**What needs to be done:** Leave out every picture. Copy exactly the lines from the one holding "Clone this chart in React, TypeScript and D3.js." through the one holding "const svgRef = useRef<SVGSVGElement".

**Material provided:**
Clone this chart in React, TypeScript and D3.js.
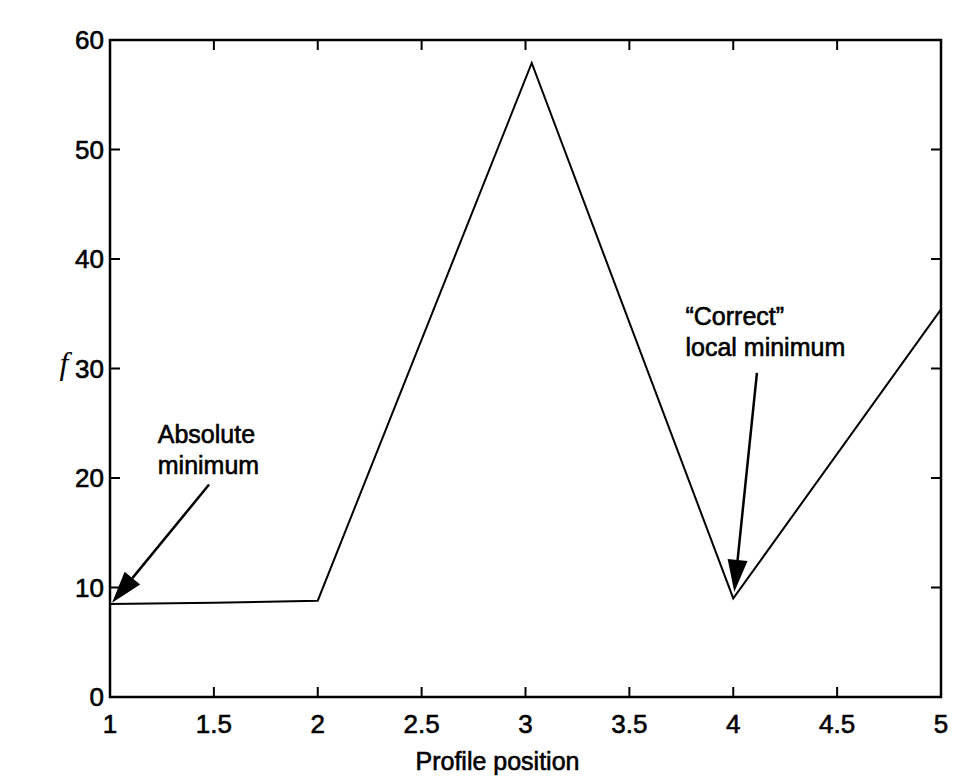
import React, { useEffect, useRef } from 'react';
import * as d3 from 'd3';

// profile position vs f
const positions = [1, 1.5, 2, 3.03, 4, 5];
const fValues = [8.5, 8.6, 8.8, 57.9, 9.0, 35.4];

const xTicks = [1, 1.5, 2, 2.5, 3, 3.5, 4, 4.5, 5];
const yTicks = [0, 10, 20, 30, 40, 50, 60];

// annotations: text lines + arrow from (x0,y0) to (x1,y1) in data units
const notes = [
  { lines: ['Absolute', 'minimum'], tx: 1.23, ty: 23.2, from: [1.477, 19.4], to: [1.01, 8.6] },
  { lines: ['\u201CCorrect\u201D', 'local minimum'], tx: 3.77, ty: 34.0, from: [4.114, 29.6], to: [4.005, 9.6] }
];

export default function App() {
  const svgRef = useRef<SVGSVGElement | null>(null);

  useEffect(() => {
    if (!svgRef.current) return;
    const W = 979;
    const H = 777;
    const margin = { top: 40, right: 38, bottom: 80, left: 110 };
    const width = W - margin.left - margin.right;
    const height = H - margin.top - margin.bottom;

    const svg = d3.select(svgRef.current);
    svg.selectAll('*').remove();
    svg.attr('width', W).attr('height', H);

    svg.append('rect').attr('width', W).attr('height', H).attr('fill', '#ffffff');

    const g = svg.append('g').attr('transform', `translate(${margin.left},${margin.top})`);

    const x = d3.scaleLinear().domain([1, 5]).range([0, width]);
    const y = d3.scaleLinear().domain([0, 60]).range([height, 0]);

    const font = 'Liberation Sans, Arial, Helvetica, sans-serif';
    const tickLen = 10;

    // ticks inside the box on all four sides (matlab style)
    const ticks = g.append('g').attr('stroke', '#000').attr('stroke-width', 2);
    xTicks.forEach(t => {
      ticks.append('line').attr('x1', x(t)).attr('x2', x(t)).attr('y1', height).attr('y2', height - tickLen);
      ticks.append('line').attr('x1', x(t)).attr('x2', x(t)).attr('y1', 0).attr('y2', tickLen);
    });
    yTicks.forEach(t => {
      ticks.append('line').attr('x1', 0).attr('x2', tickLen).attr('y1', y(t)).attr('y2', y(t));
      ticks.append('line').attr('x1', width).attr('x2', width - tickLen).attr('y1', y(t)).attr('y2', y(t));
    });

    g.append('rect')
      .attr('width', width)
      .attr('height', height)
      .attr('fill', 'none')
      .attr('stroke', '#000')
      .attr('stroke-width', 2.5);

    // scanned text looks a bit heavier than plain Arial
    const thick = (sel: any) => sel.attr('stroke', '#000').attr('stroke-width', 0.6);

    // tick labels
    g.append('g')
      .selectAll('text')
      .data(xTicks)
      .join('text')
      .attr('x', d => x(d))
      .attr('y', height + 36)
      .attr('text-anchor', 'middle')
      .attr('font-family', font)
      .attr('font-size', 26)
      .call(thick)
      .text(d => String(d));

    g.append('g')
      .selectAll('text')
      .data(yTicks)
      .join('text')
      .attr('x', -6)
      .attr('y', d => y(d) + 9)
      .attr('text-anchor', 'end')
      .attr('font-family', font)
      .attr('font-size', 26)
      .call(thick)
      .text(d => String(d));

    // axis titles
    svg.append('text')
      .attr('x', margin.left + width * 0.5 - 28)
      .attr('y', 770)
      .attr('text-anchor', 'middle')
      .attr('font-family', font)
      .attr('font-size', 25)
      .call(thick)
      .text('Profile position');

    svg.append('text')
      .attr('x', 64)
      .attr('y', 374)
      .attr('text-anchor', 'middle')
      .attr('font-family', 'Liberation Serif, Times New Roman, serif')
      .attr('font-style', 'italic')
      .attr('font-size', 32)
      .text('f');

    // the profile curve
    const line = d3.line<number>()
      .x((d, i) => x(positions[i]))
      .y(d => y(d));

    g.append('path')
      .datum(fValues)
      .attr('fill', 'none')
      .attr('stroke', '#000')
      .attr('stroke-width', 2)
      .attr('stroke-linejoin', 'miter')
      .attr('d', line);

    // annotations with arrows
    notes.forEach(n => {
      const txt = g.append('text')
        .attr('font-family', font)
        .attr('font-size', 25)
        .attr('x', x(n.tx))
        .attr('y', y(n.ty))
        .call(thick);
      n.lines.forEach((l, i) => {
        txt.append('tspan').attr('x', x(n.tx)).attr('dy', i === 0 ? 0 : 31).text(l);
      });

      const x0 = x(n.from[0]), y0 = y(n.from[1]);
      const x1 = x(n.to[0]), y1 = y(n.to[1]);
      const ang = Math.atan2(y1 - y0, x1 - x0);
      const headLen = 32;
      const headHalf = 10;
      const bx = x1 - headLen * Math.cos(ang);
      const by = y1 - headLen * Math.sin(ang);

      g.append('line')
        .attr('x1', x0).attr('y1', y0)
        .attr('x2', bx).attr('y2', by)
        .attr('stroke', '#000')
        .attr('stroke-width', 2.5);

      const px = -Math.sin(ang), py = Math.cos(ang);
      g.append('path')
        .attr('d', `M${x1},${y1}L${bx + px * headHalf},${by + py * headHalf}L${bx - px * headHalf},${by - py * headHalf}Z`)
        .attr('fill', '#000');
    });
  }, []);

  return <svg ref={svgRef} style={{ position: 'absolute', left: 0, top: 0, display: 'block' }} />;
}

==

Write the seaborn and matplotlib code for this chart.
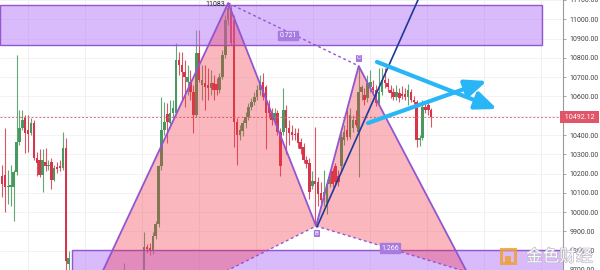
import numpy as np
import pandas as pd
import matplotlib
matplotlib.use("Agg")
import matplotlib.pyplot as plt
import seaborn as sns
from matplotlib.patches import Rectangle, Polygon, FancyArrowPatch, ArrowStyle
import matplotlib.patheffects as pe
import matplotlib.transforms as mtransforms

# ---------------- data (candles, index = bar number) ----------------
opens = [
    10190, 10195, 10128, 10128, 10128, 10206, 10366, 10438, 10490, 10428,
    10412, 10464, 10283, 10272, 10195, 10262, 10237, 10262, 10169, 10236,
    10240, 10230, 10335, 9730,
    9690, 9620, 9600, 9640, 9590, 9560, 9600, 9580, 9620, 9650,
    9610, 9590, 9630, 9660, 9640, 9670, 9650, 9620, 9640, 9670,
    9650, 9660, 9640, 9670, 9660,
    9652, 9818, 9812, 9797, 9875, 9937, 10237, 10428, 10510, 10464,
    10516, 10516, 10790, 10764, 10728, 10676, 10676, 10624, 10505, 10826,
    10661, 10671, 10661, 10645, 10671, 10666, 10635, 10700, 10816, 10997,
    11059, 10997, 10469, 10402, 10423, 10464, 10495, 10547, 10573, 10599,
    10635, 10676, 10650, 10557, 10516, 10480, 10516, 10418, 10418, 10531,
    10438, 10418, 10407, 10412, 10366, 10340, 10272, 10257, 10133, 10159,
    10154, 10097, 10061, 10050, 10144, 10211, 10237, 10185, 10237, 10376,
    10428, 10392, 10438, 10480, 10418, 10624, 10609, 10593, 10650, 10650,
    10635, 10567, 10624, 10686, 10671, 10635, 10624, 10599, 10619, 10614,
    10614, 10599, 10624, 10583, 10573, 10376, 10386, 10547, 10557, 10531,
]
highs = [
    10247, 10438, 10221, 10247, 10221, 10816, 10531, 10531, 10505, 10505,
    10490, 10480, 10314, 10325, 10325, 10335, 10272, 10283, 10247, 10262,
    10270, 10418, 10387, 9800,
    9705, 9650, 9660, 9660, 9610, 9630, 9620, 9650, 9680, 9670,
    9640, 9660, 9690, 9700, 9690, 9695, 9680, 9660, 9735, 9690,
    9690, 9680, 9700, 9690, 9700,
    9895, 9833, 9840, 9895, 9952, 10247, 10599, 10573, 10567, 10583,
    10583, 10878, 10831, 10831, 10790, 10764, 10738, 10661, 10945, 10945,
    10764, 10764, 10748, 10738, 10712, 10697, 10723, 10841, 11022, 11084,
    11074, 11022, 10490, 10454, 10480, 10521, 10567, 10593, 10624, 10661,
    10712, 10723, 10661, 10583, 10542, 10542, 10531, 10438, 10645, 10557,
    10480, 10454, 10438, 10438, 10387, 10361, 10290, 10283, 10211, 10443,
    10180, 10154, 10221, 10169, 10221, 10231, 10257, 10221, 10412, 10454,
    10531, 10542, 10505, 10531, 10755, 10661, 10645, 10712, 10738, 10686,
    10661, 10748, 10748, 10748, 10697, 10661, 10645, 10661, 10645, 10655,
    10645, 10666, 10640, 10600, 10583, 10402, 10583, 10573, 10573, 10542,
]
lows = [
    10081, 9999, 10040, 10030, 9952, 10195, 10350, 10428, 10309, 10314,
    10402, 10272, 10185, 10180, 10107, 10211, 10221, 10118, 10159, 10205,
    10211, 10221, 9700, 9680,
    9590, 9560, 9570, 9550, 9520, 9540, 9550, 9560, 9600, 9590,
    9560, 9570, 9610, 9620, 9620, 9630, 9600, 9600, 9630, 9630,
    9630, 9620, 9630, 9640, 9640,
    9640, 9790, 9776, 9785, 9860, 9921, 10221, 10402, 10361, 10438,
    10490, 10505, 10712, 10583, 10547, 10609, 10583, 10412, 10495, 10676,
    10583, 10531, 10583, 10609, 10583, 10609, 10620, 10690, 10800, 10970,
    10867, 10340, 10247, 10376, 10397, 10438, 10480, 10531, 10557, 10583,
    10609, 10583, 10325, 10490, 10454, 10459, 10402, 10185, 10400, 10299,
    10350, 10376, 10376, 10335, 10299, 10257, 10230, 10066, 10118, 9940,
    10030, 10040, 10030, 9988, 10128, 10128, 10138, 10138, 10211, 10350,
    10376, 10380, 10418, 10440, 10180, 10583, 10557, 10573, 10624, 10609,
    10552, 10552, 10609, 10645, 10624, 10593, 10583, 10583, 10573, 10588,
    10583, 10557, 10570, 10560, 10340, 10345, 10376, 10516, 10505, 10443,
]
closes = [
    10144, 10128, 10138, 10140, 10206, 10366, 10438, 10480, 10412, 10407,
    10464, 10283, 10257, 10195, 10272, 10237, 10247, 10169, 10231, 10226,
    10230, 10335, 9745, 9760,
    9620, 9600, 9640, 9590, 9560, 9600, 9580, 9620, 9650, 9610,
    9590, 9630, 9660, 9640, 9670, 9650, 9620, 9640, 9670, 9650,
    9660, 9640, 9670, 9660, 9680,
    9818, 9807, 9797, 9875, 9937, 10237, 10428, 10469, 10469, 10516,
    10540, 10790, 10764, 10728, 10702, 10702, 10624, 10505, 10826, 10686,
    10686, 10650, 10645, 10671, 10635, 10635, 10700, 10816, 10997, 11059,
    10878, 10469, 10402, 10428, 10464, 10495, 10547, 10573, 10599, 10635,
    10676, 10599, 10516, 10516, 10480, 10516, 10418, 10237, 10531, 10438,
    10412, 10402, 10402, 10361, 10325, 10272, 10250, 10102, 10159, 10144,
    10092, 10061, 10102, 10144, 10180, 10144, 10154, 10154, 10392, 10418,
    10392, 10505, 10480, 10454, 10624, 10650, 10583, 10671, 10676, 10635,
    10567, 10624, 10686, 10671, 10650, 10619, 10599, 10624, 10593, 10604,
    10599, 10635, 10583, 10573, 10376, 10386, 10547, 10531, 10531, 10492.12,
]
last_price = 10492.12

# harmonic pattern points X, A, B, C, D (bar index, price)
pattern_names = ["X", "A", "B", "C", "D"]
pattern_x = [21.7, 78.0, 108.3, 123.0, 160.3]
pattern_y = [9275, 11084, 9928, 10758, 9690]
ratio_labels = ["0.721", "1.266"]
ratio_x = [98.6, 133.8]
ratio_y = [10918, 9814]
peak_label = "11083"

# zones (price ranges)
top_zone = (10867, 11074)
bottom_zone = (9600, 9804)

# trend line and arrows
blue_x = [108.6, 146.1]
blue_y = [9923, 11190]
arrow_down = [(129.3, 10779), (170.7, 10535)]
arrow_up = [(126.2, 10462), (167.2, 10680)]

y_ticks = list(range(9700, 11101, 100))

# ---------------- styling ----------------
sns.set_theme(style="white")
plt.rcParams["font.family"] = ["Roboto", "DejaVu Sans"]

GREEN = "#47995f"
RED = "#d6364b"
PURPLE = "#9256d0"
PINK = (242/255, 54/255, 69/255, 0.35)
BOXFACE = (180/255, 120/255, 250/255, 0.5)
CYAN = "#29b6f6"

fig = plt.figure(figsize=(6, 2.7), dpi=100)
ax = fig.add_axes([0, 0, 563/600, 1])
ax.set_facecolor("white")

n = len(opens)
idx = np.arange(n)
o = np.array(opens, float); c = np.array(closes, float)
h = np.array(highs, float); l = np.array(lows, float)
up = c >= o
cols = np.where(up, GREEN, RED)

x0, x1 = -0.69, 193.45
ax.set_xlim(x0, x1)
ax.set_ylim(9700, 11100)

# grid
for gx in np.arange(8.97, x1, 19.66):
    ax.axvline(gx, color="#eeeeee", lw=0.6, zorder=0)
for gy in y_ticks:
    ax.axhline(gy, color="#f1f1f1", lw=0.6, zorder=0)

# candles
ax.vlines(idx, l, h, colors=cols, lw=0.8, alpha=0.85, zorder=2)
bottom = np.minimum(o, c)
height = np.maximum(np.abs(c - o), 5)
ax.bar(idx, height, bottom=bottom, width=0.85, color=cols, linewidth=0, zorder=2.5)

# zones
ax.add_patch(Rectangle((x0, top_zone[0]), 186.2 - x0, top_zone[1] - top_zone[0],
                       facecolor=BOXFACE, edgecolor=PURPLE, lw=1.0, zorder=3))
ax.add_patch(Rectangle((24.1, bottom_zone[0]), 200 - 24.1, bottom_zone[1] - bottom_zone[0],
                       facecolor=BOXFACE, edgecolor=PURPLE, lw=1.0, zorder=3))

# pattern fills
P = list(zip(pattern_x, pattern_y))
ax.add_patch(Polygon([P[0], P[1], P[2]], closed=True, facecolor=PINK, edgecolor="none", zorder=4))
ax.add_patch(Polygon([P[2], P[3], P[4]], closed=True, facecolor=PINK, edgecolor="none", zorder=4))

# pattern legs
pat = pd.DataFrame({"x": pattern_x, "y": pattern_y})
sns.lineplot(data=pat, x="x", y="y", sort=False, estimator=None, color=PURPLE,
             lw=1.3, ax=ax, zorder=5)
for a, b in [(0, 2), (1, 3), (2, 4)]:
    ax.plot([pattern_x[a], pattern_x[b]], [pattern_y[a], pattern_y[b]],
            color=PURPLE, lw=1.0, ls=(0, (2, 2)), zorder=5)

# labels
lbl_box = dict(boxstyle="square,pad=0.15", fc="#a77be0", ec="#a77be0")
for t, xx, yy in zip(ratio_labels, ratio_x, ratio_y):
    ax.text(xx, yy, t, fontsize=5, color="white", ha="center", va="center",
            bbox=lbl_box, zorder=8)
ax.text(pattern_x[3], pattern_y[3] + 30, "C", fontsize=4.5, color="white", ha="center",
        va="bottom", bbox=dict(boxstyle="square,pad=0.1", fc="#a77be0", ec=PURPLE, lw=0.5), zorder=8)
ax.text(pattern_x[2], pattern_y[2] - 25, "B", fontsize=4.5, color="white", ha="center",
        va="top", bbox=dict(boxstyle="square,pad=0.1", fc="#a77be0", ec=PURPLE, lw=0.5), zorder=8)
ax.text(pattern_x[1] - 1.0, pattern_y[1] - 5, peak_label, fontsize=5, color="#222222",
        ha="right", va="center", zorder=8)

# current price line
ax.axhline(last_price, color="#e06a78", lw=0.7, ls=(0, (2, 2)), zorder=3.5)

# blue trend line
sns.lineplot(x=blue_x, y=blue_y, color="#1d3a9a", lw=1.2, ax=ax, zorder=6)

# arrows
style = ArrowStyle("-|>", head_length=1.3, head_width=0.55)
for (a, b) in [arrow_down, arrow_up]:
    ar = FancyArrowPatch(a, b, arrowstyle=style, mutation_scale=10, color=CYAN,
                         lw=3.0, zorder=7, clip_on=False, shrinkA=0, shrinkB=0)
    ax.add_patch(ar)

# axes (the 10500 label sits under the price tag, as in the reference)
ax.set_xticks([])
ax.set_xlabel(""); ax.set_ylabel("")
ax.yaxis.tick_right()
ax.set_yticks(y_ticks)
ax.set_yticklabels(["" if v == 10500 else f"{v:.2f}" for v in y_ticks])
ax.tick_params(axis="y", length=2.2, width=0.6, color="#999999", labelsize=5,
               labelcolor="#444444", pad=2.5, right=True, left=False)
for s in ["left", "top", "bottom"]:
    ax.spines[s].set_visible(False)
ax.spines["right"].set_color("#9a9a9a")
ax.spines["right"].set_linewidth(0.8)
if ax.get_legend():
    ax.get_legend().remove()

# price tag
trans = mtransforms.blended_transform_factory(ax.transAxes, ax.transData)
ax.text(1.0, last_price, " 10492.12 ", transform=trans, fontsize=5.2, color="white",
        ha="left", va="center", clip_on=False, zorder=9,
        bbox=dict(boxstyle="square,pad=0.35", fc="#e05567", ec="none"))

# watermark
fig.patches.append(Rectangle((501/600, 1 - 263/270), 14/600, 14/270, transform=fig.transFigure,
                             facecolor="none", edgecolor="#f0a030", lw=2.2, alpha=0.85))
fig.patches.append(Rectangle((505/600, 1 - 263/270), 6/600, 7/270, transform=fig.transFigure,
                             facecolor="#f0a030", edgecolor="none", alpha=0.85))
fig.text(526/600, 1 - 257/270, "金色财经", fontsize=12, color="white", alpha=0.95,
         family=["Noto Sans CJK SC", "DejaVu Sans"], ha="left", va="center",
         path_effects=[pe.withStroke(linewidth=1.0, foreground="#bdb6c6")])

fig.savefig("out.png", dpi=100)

* * *

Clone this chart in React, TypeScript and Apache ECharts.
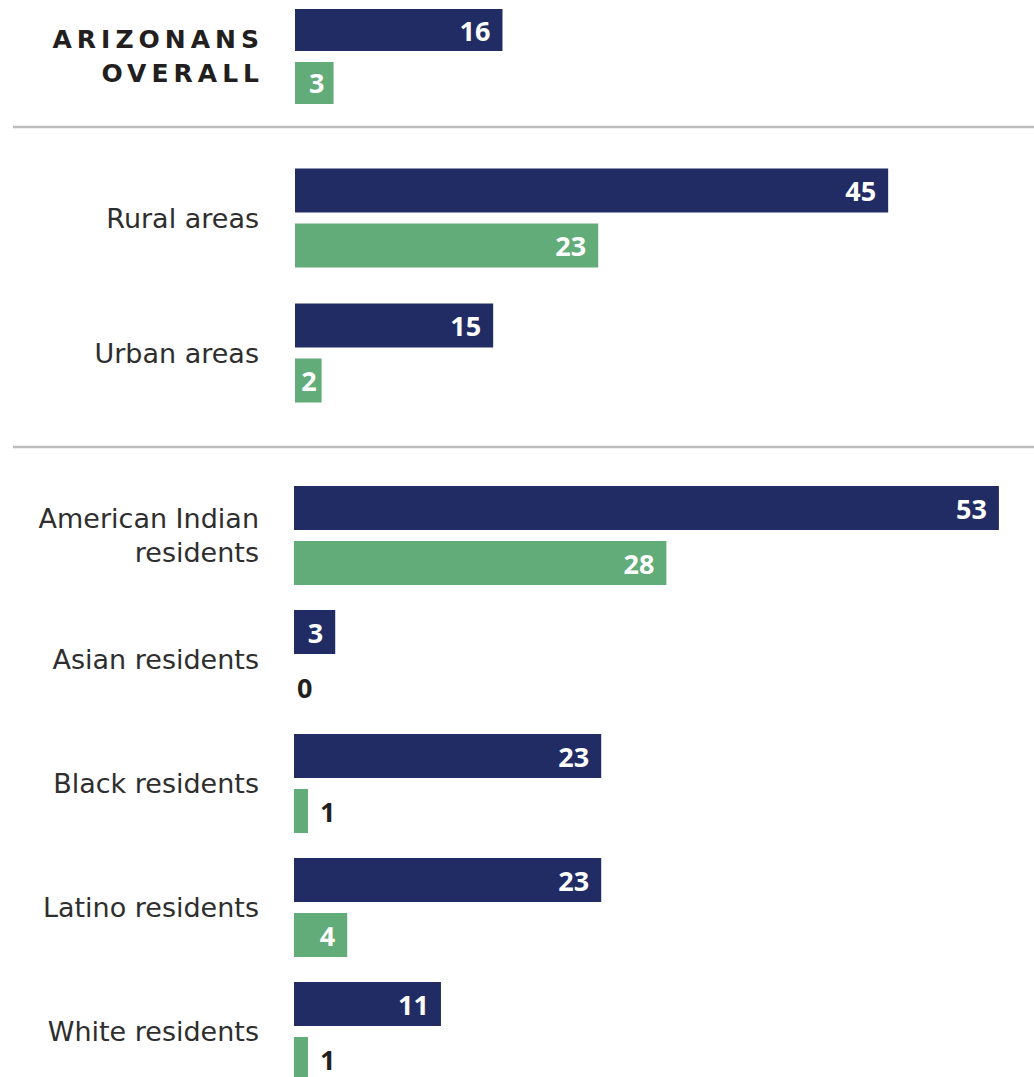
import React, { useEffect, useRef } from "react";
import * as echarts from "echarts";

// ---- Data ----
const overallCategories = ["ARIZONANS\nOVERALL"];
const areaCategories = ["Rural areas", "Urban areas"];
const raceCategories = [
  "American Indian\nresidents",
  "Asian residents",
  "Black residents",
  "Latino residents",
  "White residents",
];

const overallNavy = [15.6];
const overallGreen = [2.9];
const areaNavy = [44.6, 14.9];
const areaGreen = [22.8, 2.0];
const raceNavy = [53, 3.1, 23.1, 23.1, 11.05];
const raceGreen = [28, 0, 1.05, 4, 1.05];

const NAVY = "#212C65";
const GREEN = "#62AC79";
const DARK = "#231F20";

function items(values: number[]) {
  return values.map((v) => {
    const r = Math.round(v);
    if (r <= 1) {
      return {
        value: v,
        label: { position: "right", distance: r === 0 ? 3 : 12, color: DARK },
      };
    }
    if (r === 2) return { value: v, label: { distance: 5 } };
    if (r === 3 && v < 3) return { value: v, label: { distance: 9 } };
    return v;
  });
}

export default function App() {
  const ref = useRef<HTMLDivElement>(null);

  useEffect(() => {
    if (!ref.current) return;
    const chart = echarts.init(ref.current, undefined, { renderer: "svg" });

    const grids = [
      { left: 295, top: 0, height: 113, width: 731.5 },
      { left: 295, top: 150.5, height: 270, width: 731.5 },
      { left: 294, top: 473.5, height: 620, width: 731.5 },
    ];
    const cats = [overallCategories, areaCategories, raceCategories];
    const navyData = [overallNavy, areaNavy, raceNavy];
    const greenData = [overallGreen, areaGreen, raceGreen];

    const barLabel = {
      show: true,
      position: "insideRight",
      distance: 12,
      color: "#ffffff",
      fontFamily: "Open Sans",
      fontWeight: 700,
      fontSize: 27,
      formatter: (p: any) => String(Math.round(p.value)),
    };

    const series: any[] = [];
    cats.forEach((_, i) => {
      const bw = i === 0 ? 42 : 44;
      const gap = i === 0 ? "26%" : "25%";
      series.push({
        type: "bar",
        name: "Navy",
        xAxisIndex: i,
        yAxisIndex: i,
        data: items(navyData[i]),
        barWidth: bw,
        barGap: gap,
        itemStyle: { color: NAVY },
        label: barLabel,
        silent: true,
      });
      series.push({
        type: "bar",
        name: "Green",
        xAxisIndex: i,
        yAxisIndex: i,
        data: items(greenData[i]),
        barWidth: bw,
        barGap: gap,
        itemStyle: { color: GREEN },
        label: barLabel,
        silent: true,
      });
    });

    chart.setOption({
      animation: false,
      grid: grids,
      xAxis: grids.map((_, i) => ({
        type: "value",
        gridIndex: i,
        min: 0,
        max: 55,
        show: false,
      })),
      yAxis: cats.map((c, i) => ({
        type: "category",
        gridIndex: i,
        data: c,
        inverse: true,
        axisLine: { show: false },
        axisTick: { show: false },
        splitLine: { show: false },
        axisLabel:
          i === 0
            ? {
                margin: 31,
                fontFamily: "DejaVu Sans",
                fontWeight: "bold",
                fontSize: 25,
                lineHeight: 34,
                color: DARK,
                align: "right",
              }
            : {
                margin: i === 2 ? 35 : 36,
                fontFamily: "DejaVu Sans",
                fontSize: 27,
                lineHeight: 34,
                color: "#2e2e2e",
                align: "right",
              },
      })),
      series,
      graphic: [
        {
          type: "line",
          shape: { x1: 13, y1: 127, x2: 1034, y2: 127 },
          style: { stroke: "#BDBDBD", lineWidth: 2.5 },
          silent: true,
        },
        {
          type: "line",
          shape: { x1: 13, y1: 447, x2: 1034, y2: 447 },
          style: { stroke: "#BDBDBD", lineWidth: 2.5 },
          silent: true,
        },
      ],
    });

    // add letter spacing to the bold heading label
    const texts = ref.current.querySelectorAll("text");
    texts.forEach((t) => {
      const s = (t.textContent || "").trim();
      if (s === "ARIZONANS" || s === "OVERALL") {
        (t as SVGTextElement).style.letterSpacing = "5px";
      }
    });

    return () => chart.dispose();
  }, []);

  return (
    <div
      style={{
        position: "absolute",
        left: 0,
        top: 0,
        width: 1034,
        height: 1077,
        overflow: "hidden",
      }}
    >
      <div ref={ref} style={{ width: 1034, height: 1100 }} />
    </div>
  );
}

**The completed task:**
Clone this chart in React, TypeScript and D3.js.
import React, { useEffect, useRef } from 'react';
import * as d3 from 'd3';

// profile position vs f
const positions = [1, 1.5, 2, 3.03, 4, 5];
const fValues = [8.5, 8.6, 8.8, 57.9, 9.0, 35.4];

const xTicks = [1, 1.5, 2, 2.5, 3, 3.5, 4, 4.5, 5];
const yTicks = [0, 10, 20, 30, 40, 50, 60];

// annotations: text lines + arrow from (x0,y0) to (x1,y1) in data units
const notes = [
  { lines: ['Absolute', 'minimum'], tx: 1.23, ty: 23.2, from: [1.477, 19.4], to: [1.01, 8.6] },
  { lines: ['\u201CCorrect\u201D', 'local minimum'], tx: 3.77, ty: 34.0, from: [4.114, 29.6], to: [4.005, 9.6] }
];

export default function App() {
  const svgRef = useRef<SVGSVGElement | null>(null);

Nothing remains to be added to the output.